* No, really, shit
* I’m gonna miss Plan B. It was an inspirational source text for the last few years, a pointer in the right direction, both in terms of writers and the culture they were writing about.
* The Girl works on the mag. Hell, I review for them. Not much but…
* …I don’t though, now, do I? It doesn’t exist. Plan B was an inspirational source text etc etc and after the Sound Generator debacle it became the only outlet I wanted to write for. And I did. That was good, but it also provided a bit of a head trip, because I wanted to get better but found myself tilting in the wind too. The Polaroid Press was started because I was tired of writing reviews, and there I was writing reviews, and trying to be ‘more Plan B’ remembering too late that the point of writing for them was actually to be me at an audience, that being why I loved it in the first place.

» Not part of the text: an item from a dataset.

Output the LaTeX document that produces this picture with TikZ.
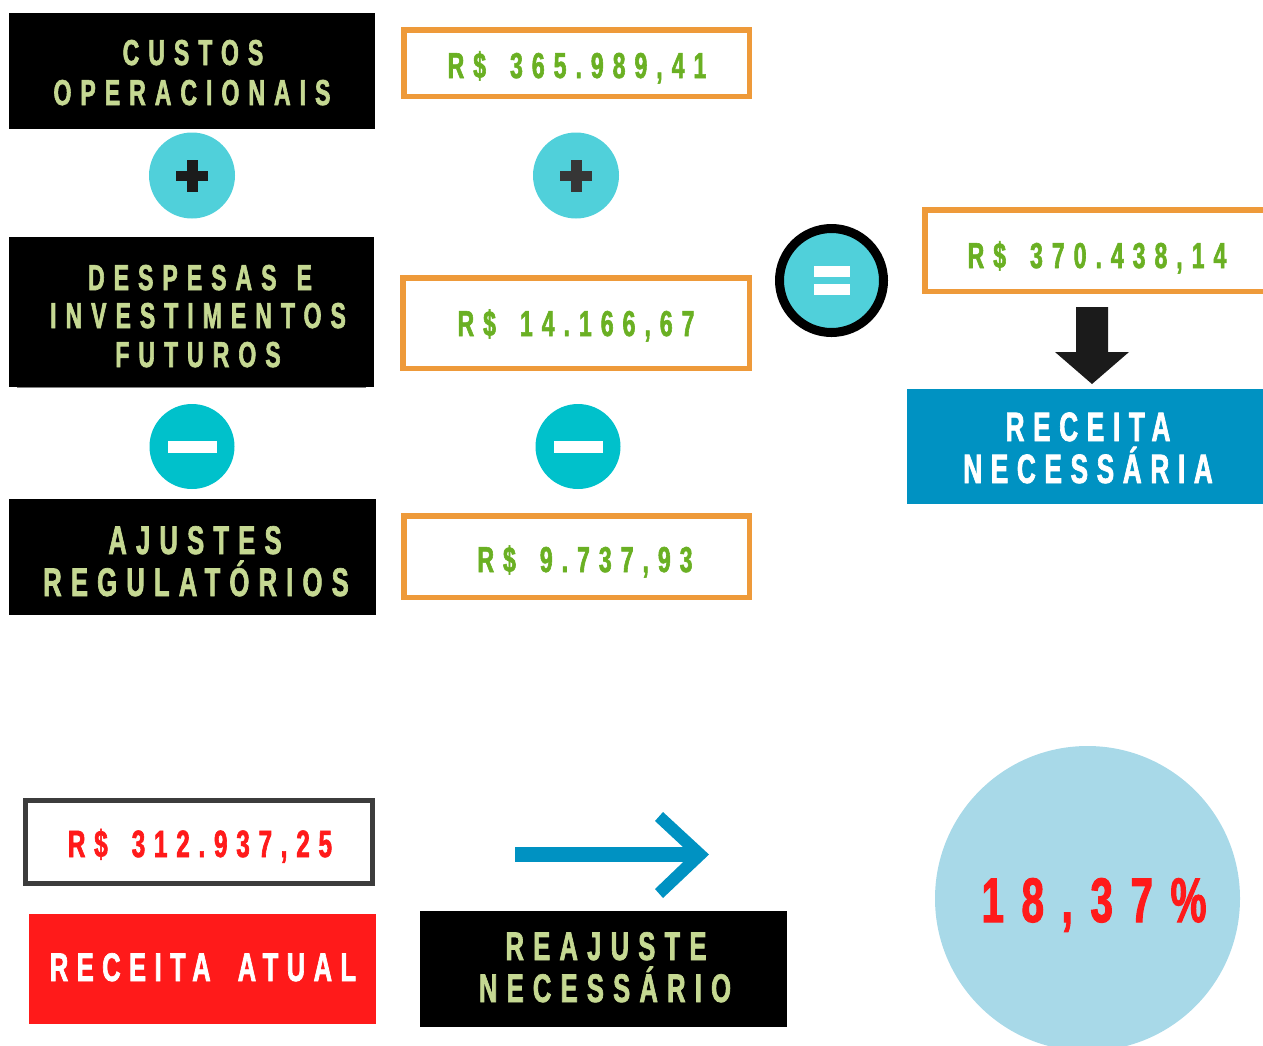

* It was a surprise, but not unexpected.
* Amelia’s was the first clue.
* I am now, for the first time in five years, without a space in which I’m writing about music. And if I wanted to write about music then I probably wouldn’t have found myself in that position.
* I want to write. Personally I’m tired of commentary, tired of running alongside culture and shouting from the sidelines. There’s a much-mentioned drought of original material online, and it’s bartered and traded ad-nauseam. I’m throwing stuff out there – and need to work on self-promotion, but it’s out there at least.
* But I’m thinking, seeing magazines fold and new ones rise simply reprinting already established material: Where is my bespoke magazine? Where is my RSS feed with an option to POD myself a magazine? How can I bully someone into creating that, hooking up some service that doesn’t rely on borderline RTF presentation to throw together selected blog posts into a digest I can carry and pass around? Yes, still, culture of waste and all, but print it on the right paper and kill a few glossy mags off in the process and surely there’s a balance restored?
* Where is my bespoke POD magazine?
* I’ll be sad to see Plan B gone, and best of luck to everyone who worked on it.